While the analysis focused on well-known businesses in the consumer world, the lead researcher said he believes the findings can be applied to education companies as well.
“If you think about teachers as ‘users’ in this space, it definitely fits into the framework of our study,” said Mochen Yang, an assistant professor at Carlson School of Management at the University of Minnesota, and lead author of the research, in an interview. The study was published in the INFORMS journal Information Systems Research.
Specifically, Yang and his fellow researchers found that:
- The ratio of negative to positive posts is nearly 2 to 1;
- Negative posts get the most comments, followed by positive posts; and,
- Complaints about a company’s standing on social issues—such as labor, human rights or pollution—receive more likes, but fewer comments, than complaints about quality or money issues.
The study focused on data from 12,000 posts for 41 Fortune 500 companies in six industries in 2012. The researchers coded posts on the business pages into seven categories, which included positive testimonials and appreciation; complaints about a product; complaints about service quality; complaints about money issues; comments about social and environmental issues; customer questions; customer suggestions, and finally irrelevant messages.

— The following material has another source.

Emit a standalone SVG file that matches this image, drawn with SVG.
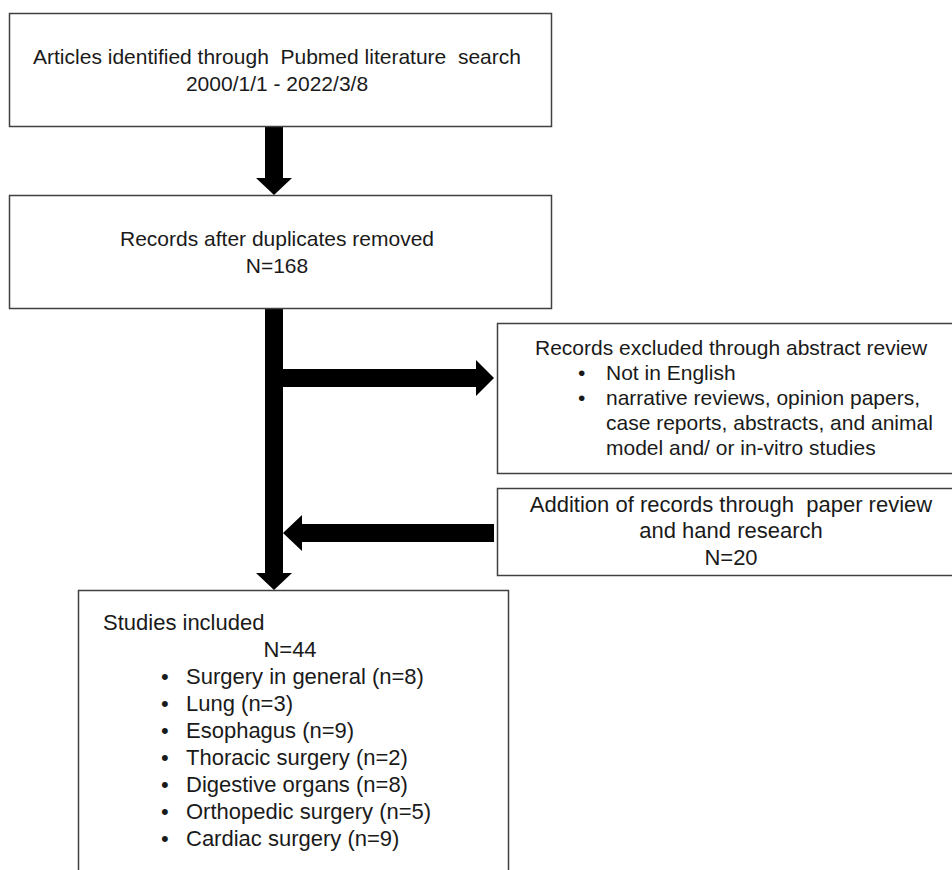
<svg xmlns="http://www.w3.org/2000/svg" width="952" height="870" viewBox="0 0 952 870">
<style>
.box{fill:#fff;stroke:#404040;stroke-width:1.5}
.t{font-family:"Liberation Sans",Arial,sans-serif;fill:#1a1a1a}
.c{text-anchor:middle}
.f21{font-size:21px}
.f22{font-size:22px}
.arrow{fill:#000}
</style>
<rect width="952" height="870" fill="#fff"/>
<g id="connectors">
<polygon class="arrow" points="265,126 283,126 283,178 292,178 274,195 256,178 265,178"/>
<polygon class="arrow" points="265,308 283,308 283,369 476,369 476,360 494,378 476,396 476,387 283,387 283,573 292,573 274,590 256,573 265,573"/>
<polygon class="arrow" points="494,524 494,542 302,542 302,551 283,533 302,515 302,524"/>
</g>
<g id="n1">
<rect class="box" x="9.5" y="13.5" width="542" height="113"/>
<text class="t f21 c" x="277" y="64" xml:space="preserve">Articles identified through  Pubmed literature  search</text>
<text class="t f21 c" x="277" y="91">2000/1/1 - 2022/3/8</text>
</g>
<g id="n2">
<rect class="box" x="9.5" y="195.5" width="542" height="113"/>
<text class="t f21 c" x="277" y="246">Records after duplicates removed</text>
<text class="t f21 c" x="277" y="273">N=168</text>
</g>
<g id="n3">
<rect class="box" x="497.5" y="323.5" width="460" height="150"/>
<text class="t f21" x="535" y="355">Records excluded through abstract review</text>
<text class="t f21" x="578" y="380">•</text>
<text class="t f21" x="606" y="380">Not in English</text>
<text class="t f21" x="578" y="405">•</text>
<text class="t f21" x="606" y="405">narrative reviews, opinion papers,</text>
<text class="t f21" x="606" y="430">case reports, abstracts, and animal</text>
<text class="t f21" x="606" y="455">model and/ or in-vitro studies</text>
</g>
<g id="n4">
<rect class="box" x="497.5" y="488.5" width="460" height="87"/>
<text class="t f22 c" x="731" y="512" xml:space="preserve">Addition of records through  paper review</text>
<text class="t f22 c" x="731" y="538">and hand research</text>
<text class="t f22 c" x="731" y="565">N=20</text>
</g>
<g id="n5">
<path class="box" d="M78.5,880 V590.5 H508.5 V880"/>
<text class="t f22" x="103" y="630">Studies included</text>
<text class="t f22 c" x="290" y="657">N=44</text>
<g class="t f22">
<text x="161" y="684">•</text><text x="186" y="684">Surgery in general (n=8)</text>
<text x="161" y="711">•</text><text x="186" y="711">Lung (n=3)</text>
<text x="161" y="738">•</text><text x="186" y="738">Esophagus (n=9)</text>
<text x="161" y="765">•</text><text x="186" y="765">Thoracic surgery (n=2)</text>
<text x="161" y="792">•</text><text x="186" y="792">Digestive organs (n=8)</text>
<text x="161" y="819">•</text><text x="186" y="819">Orthopedic surgery (n=5)</text>
<text x="161" y="846">•</text><text x="186" y="846">Cardiac surgery (n=9)</text>
</g>
</g>
</svg>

“The distribution of different kinds of content would likely be slightly different in the educational context,” Yang said. For example, MOOCs (massively open online courses) would draw comments from the public that are both positive and negative. “Some users would be satisfied and post positive testimonials; on the other hand, some students would not be as satisfied and issue complaints.”
With positive posts come positive results, a finding that has been established by previous research, said Yang. Increased engagement is linked to more brand loyalty, product sales, and profitability, he indicated.
Monitor—But Don’t Censor
Businesses need to closely monitor what happens on their Facebook pages, and be careful about how they respond to less-than-favorable comments, said Yang. “I was surprised to see how a wave of negativity accumulates in a short period of time,” said Yang.
One big takeaway is that “companies should not think about negative posts on their social media as a bad thing,” he said, because those public statements aren’t necessarily all bad.
“You can think of it as a way to collect consumer feedback for free,” said Yang.
Some companies choose to censor negative posts by deleting them. “We strongly advise against this,” he said. “As manager of their business page, companies have the power to do that. But this is a counterproductive way to monitor what’s happening on the page.” A “deletion action” can generate multiple reactions that bring attention to the original post, he said.
Instead, companies need to prioritize different types of posts, recognizing that not all are equally important, and develop a strategy for each kind of reaction, he said.
For instance, businesses can see how much attention is being generated by posts with unreasonable requests or accusations. “Companies may not want to bring more attention to that post,” he said. However, posts that include hate speech or “grossly inappropriate” comments should be deleted, he said.